Short exercise>
What is needed is an exact copy of the lines from the line containing "What Apache ECharts" to the line containing "const chart = echarts.init(document.getElementById('chart'));", both lines included, and nothing else.

Source records>
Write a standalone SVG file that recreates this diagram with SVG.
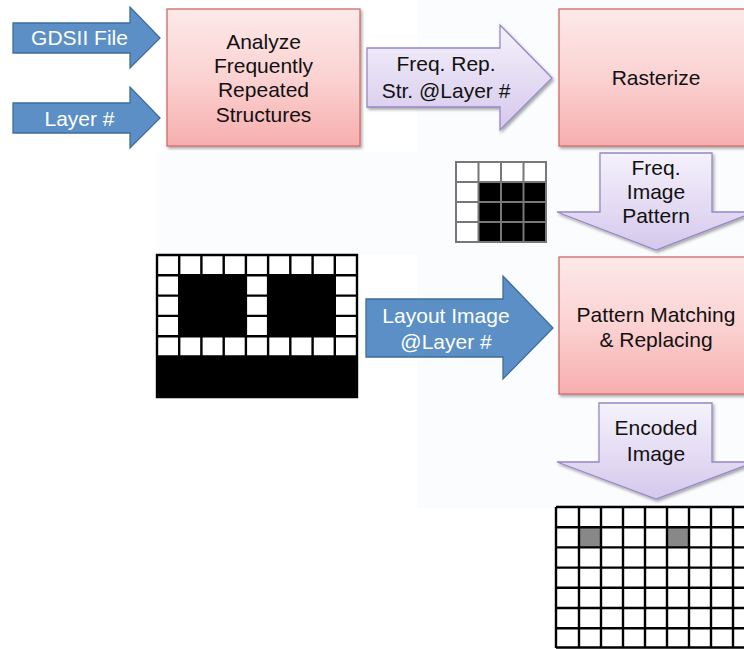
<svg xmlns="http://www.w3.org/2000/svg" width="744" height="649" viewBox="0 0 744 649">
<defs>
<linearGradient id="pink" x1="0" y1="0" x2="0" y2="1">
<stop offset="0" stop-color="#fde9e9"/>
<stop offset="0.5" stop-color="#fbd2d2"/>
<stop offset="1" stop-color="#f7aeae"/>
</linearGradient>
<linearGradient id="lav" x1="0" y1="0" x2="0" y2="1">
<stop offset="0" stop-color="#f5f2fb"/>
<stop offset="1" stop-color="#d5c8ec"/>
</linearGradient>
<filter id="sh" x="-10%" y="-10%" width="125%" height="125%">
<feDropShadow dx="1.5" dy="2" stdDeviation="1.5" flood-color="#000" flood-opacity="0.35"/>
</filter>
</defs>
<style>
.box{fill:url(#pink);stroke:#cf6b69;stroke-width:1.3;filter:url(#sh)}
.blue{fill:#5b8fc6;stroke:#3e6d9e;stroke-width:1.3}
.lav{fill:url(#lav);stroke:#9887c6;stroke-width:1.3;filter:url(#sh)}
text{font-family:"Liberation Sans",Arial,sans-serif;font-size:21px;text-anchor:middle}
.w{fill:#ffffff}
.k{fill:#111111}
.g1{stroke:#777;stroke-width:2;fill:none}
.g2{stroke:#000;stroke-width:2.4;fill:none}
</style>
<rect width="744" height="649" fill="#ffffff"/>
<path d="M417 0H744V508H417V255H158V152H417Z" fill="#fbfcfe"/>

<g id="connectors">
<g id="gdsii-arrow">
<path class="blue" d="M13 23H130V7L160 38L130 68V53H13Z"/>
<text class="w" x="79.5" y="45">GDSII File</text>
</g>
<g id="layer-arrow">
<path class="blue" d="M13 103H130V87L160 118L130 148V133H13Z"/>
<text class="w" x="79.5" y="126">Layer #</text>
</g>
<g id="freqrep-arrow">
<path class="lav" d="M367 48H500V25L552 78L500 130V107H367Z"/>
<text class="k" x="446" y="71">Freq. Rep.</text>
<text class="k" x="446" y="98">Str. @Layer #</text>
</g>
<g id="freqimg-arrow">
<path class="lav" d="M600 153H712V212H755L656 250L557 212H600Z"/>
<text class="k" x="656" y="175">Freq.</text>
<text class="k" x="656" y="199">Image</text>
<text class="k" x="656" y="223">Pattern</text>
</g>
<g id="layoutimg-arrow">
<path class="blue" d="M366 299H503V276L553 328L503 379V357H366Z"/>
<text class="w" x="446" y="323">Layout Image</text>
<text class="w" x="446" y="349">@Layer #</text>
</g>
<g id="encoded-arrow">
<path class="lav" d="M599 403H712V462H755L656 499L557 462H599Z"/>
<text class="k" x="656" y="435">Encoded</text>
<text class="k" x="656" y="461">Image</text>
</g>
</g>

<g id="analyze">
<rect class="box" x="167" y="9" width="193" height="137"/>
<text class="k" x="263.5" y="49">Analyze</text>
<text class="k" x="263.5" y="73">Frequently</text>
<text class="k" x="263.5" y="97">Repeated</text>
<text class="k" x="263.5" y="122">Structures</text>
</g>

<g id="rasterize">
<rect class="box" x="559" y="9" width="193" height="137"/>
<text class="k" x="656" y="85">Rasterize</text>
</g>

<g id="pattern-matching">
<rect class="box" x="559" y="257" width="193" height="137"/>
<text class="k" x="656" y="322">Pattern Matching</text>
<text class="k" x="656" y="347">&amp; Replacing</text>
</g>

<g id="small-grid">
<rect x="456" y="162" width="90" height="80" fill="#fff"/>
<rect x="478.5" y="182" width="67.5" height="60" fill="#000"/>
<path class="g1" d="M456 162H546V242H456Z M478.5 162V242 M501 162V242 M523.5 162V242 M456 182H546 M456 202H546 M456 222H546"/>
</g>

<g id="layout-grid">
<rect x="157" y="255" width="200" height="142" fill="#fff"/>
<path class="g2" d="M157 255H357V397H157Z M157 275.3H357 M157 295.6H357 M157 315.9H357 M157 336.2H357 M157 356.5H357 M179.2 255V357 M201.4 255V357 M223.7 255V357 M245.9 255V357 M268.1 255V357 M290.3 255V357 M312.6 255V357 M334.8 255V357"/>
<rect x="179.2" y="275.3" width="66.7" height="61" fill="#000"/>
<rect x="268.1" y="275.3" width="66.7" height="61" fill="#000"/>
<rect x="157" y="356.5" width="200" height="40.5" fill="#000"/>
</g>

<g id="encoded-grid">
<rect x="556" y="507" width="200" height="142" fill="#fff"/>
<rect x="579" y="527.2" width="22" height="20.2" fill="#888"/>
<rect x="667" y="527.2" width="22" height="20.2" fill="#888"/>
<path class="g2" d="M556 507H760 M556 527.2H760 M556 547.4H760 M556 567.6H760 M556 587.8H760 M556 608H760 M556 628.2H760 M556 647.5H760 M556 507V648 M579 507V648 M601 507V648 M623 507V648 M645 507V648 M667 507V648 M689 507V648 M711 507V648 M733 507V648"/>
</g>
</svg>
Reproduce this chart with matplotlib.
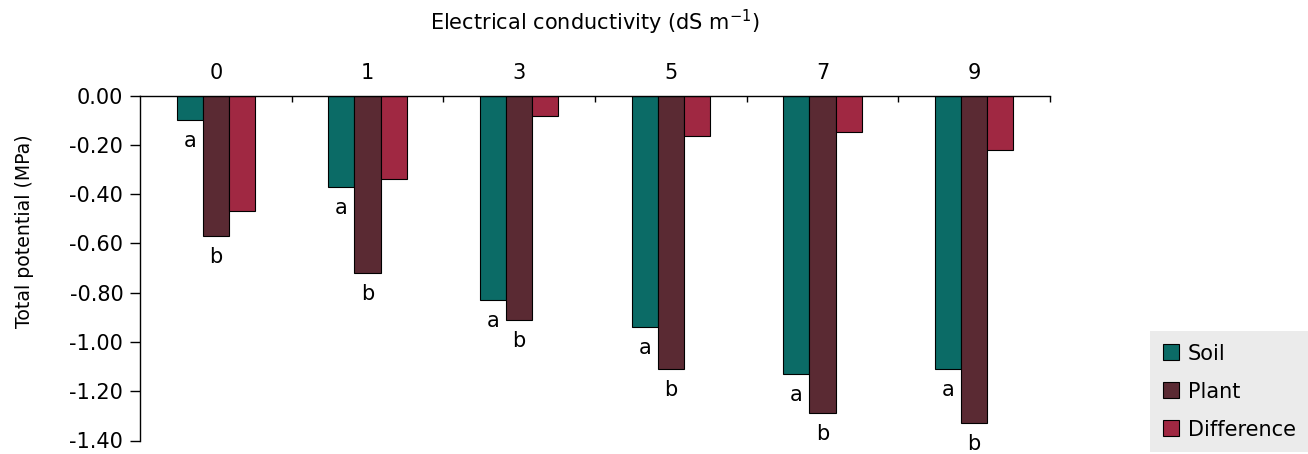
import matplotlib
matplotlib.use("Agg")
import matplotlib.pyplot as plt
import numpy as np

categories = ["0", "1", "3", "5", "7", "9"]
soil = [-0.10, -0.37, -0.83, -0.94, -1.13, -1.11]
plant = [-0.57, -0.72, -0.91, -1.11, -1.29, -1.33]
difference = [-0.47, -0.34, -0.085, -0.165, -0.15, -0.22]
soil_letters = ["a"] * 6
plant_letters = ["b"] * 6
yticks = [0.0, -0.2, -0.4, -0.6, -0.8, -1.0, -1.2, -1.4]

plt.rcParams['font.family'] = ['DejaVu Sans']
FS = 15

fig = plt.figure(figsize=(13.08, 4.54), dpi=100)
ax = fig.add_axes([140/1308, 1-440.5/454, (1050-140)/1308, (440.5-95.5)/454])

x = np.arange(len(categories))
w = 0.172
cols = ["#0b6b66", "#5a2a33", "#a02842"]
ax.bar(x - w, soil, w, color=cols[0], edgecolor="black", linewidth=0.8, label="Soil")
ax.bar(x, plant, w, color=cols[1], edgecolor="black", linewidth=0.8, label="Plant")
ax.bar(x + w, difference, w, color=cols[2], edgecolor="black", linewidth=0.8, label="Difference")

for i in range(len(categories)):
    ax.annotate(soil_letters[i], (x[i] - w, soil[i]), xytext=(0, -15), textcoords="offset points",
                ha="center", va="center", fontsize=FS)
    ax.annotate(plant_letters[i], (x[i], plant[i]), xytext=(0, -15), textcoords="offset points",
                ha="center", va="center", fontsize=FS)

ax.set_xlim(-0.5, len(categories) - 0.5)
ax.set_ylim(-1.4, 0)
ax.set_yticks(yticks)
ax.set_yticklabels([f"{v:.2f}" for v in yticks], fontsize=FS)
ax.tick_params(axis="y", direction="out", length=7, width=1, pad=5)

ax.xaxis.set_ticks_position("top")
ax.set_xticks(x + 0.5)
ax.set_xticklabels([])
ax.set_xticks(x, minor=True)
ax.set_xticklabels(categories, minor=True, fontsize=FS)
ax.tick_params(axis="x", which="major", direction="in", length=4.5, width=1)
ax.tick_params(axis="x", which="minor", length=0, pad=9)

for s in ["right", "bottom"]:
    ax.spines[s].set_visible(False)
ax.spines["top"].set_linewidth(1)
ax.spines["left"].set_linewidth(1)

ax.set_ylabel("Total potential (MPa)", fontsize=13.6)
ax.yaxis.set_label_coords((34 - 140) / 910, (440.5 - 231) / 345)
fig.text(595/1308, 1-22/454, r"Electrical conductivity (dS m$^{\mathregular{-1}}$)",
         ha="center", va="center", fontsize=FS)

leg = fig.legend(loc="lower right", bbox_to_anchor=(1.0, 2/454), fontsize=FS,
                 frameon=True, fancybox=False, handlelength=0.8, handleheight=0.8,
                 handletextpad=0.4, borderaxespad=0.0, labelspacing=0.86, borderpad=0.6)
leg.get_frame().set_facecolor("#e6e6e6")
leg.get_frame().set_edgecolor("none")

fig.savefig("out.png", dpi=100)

==

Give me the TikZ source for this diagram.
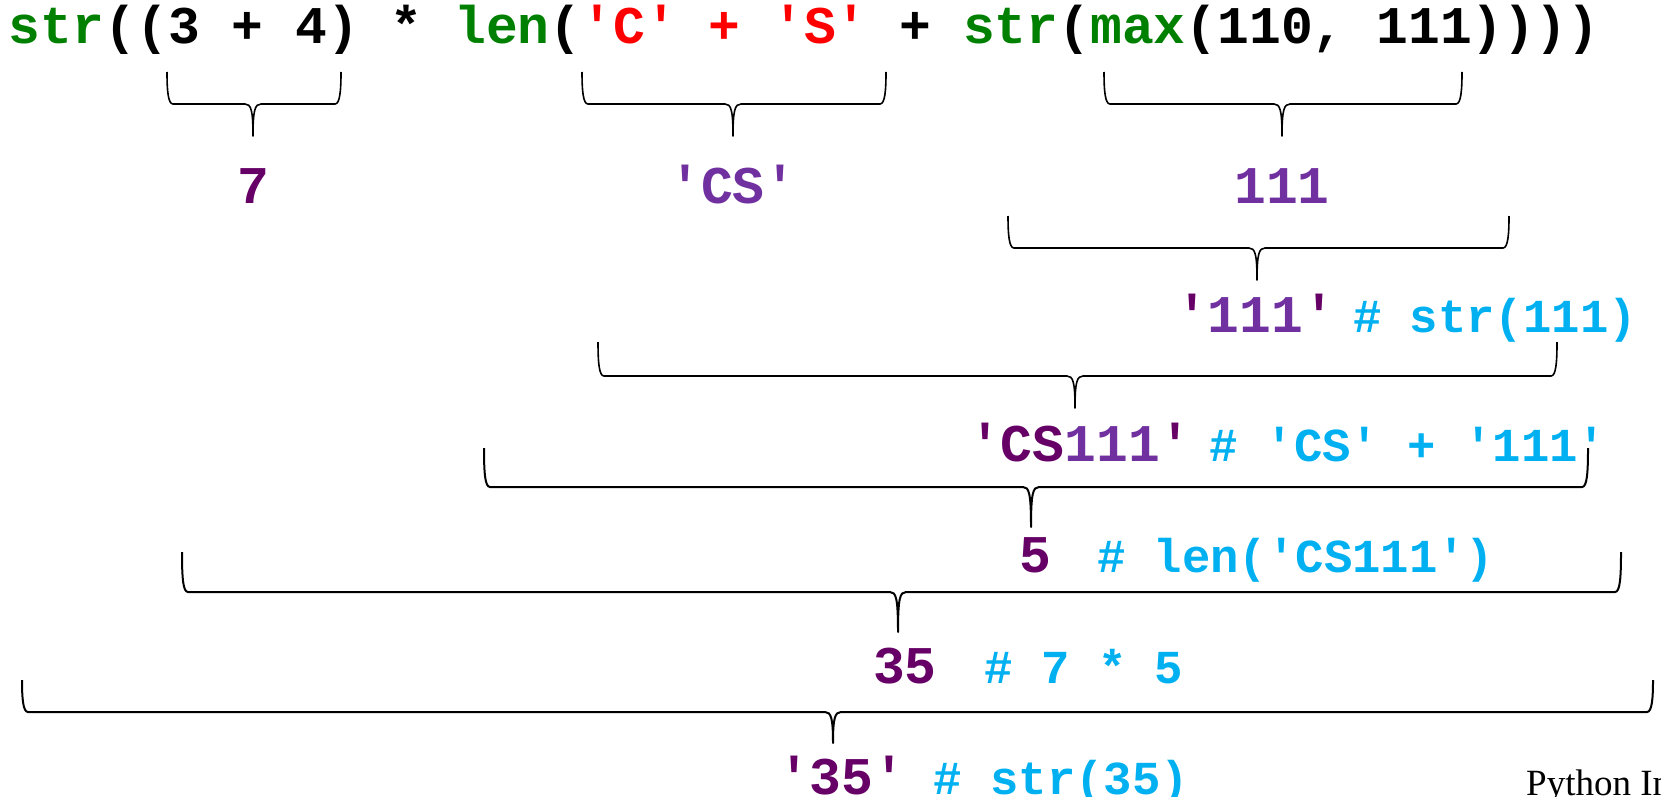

--

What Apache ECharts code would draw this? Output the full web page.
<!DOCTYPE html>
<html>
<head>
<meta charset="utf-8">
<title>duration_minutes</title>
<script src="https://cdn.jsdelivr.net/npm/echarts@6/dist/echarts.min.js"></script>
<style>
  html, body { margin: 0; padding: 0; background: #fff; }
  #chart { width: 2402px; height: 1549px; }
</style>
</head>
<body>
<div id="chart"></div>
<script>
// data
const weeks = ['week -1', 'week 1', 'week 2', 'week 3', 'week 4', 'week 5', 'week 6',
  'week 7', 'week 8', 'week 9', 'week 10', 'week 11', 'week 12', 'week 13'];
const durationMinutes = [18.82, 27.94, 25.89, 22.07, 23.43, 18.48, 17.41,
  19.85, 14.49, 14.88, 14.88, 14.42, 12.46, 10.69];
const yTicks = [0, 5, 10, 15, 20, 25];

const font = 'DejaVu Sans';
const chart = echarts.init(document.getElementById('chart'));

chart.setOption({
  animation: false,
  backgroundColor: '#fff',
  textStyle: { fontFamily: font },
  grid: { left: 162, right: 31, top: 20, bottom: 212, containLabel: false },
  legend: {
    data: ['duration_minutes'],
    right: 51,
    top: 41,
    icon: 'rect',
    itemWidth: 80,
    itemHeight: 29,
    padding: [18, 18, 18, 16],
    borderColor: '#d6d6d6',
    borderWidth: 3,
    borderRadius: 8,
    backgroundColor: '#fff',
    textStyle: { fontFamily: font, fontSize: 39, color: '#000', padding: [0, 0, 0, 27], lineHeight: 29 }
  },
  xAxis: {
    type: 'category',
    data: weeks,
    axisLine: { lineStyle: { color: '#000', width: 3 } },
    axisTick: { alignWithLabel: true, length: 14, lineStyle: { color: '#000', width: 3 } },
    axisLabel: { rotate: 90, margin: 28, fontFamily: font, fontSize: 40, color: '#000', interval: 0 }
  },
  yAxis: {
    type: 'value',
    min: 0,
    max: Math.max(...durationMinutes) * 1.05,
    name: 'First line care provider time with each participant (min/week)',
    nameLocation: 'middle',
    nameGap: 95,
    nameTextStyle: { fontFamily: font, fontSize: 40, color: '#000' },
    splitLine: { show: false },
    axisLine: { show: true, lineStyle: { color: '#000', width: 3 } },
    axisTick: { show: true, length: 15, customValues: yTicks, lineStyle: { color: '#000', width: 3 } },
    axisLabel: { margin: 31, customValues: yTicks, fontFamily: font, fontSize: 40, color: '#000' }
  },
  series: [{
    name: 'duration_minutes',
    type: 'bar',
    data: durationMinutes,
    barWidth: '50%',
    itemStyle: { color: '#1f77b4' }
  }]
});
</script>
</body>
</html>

Result of this task>
What Apache ECharts code would draw this? Output the full web page.
<!DOCTYPE html>
<html>
<head>
<meta charset="utf-8">
<title>duration_minutes</title>
<script src="https://cdn.jsdelivr.net/npm/echarts@6/dist/echarts.min.js"></script>
<style>
  html, body { margin: 0; padding: 0; background: #fff; }
  #chart { width: 2402px; height: 1549px; }
</style>
</head>
<body>
<div id="chart"></div>
<script>
// data
const weeks = ['week -1', 'week 1', 'week 2', 'week 3', 'week 4', 'week 5', 'week 6',
  'week 7', 'week 8', 'week 9', 'week 10', 'week 11', 'week 12', 'week 13'];
const durationMinutes = [18.82, 27.94, 25.89, 22.07, 23.43, 18.48, 17.41,
  19.85, 14.49, 14.88, 14.88, 14.42, 12.46, 10.69];
const yTicks = [0, 5, 10, 15, 20, 25];

const font = 'DejaVu Sans';
const chart = echarts.init(document.getElementById('chart'));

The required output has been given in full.